ああ なにものか私をよぶ苦しきひとつの焦燥
このうすい紅いろの空氣にはたへられない
戀びと(こいびと)よ
母上よ
早くきてともしびの光を消してよ
私はきく 遠い地角のはてを吹く大風のひびきを。
とをてくう とをるもう とをるもう。
(萩原朔太郎『鷄』/『青猫』所収/集英社/1993年)
萩原朔太郎も、オノマトペを詩作に重用した詩人です。オノマトペとは聴く人による主観的な音であり、どのようにも表現できる、だからこそ、音楽的効果を主とする詩の表現では主題と密接な主想語にもなる、と論じたのです。『鷄』で彼は、日本語では「コケコッコー」、英語なら「クックドゥードゥルドゥー(cock-a-doodle-doo)」と表現するのが一般的なニワトリの鳴き声を、「とをてくう とをるもう」と表現しました。
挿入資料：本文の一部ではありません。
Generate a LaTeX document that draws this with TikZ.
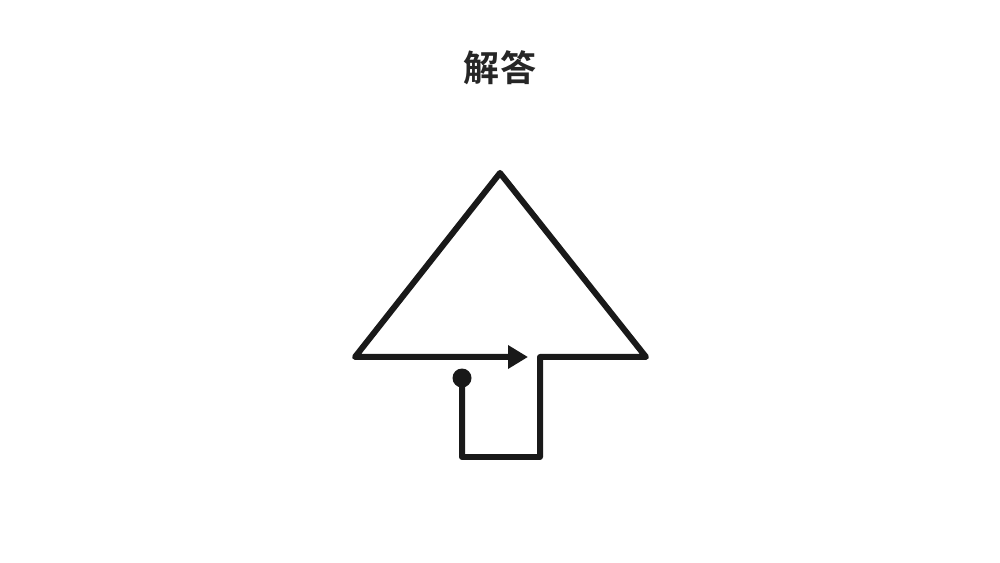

ひたむきで繊細な震えを帯びたこのオノマトペは、病の床から求めて届かない母や恋人の声に通じる音響的な主題とされたのでした。
余談ですが、朔太郎自身の解説によると、「とをてくう とをるもう」ははじめ「too-te-kur too-ru-mor」という英語の音(おん)を考えたといいます。また、中原中也の友人の大岡昇平によると、中也は好んで『サーカス』を朗読したそうなのですが、そんなとき彼は「ゆあーん ゆよーん…」のオノマトペを口を突き出して独特に唄ってみせたということです。こうした逸話からは、名だたる詩人たちが、いかに詩における「音」の表現を重視し、そこに執拗なまでのこだわりをもち、独創的なオノマトペを生みだそうと腐心したかが窺い知れるでしょう。
萩原朔太郎には、猫の鳴き声として「おぎやあ おわああ」のオノマトペを当てた詩もありますが、詩を書く者、作家になりたいと志す者であれば、猫を「ニャア」「ミャア」などとは鳴かすなかれ。祭り太鼓を「どんどん」と鳴らすなかれ。雨を「しとしと」「ざあざあ」などとゆめ降らすなかれ。むしろそれら既存のオノマトペを疑うこと。早世した詩人はいいました。
詩を創るということは新しい言葉を創るということ。
簡潔で力強いその言葉こそが、一篇の詩のなかで未来永劫高らかに鳴り響く「オノマトペ」の正体を表しています。